We have been closely monitoring the impact on future inheritance claims, as a landmark legal battle concluded on 15th March 2017, resulting in three animal charities winning a case at the Supreme Court against a woman cut out of her mother’s Will.
Jak Ward from the Contentious Trust and Probate team said: “We have been extremely interested in a Judgment which was handed down this week by the Supreme Court on Heather Ilott’s battle against her late mother’s charitable beneficiaries under her will. The case has been on-going for the best part of a decade.”
“The appeal to the Supreme Court arose out of an original claim brought by Heather Ilott for reasonable financial provision under the Inheritance (Provision for Family and Dependants) Act 1975 (“the 1975 Act”). The final judgement awarded Heather Ilott £50,000 from the estate.
“Her claim was against the Estate of her mother, from whom she had been estranged for some 20 years. Mrs Ilott left home (the home of her mother) as a teenager, and moved in with her boyfriend, who she subsequently married, and with whom she had five children.”
The Case Background
Mrs Ilott claimed that her mother’s last will did not make provision for her. Mrs Jackson (Mrs Ilott’s mother) made two wills, in 1984 and 2002 respectively, neither of which left any of her (significant) Estate to Mrs Ilott. In fact, Mrs Jackson left most of her £486,000 Estate to a number of different charities. Accordingly, Mrs Ilott had not expected to inherit anything from her late mother. An absence of expectation did not however prevent a claim being made.
At the first Hearing, the Court found that reasonable financial provision had not been made for Mrs Ilott, and awarded her £50,000 from the Estate. Appeals were made by both Mrs Ilott and the charities. It was only the appeal relating to quantum that really gathered momentum.
The Court of Appeal upwardly adjusted the award, awarding Mrs Ilott £143,000, which was essentially to buy the property within which she lived, together with an option to receive a further £20,000 more in further instalments. As Mrs Ilott was in receipt of benefits, the award was set in the manner that it was to avoid affecting Mrs Ilott’s benefits entitlement.
The Final Judgement
Jak Ward continued: “The Supreme Court heard the final appeal shortly before Christmas and on 15th March 2017, the Supreme Court handed down Judgment, which was on the charities’ appeal against the quantum award of £143,000. The Supreme Court confirmed the decision at first instance had been correct, and re-awarded Mrs Ilott £50,000.”
“The Court took the opportunity to remind claimants and practitioners that the factors taken into account are listed in Section 3 of the 1975 Act.
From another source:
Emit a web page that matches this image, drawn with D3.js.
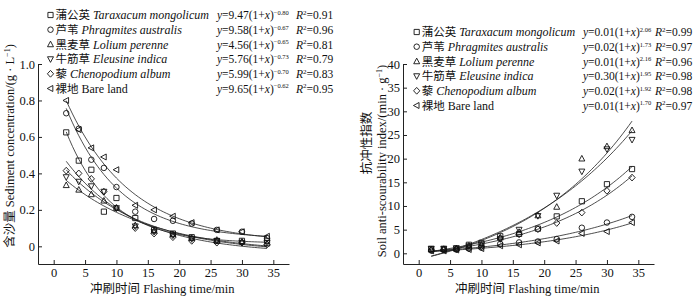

Where the applicant is not a husband/wife or partner of the deceased, reasonable financial provision is limited to what would be reasonable for the person to receive for maintenance only.
“Maintenance cannot extend to anything and everything, but is not limited to means that are only strictly necessary. The level of maintenance is therefore very flexible, and the courts have an unfettered discretion in making awards.”
“Each case can turn on its own facts, and a different judge may come to a different conclusion on a different day having heard the same case. With this the first time that such a case has reached the highest court in our system, I think that everyone was hoping that a maintenance test would be set down by the Court. The Court however refused to fix a standard of reasonable provision. All of the factors in Section 3 must be considered, and their weight applied according to the case as the court sees it.”
Jak Ward concluded: “Even though this case reduced the amount Heather Ilott received, it should not deter adult children making a claim. If the Section 3 criteria fits, and their maintenance needs have not been provided for, then they have every right to pursue a claim. Whilst Mrs Ilott may be disappointed with the outcome, it must not be forgotten that she was awarded £50,000 at first instance. If she had have accepted that victory at the outset, the heartache of the legal battle that ensued would have been avoided.”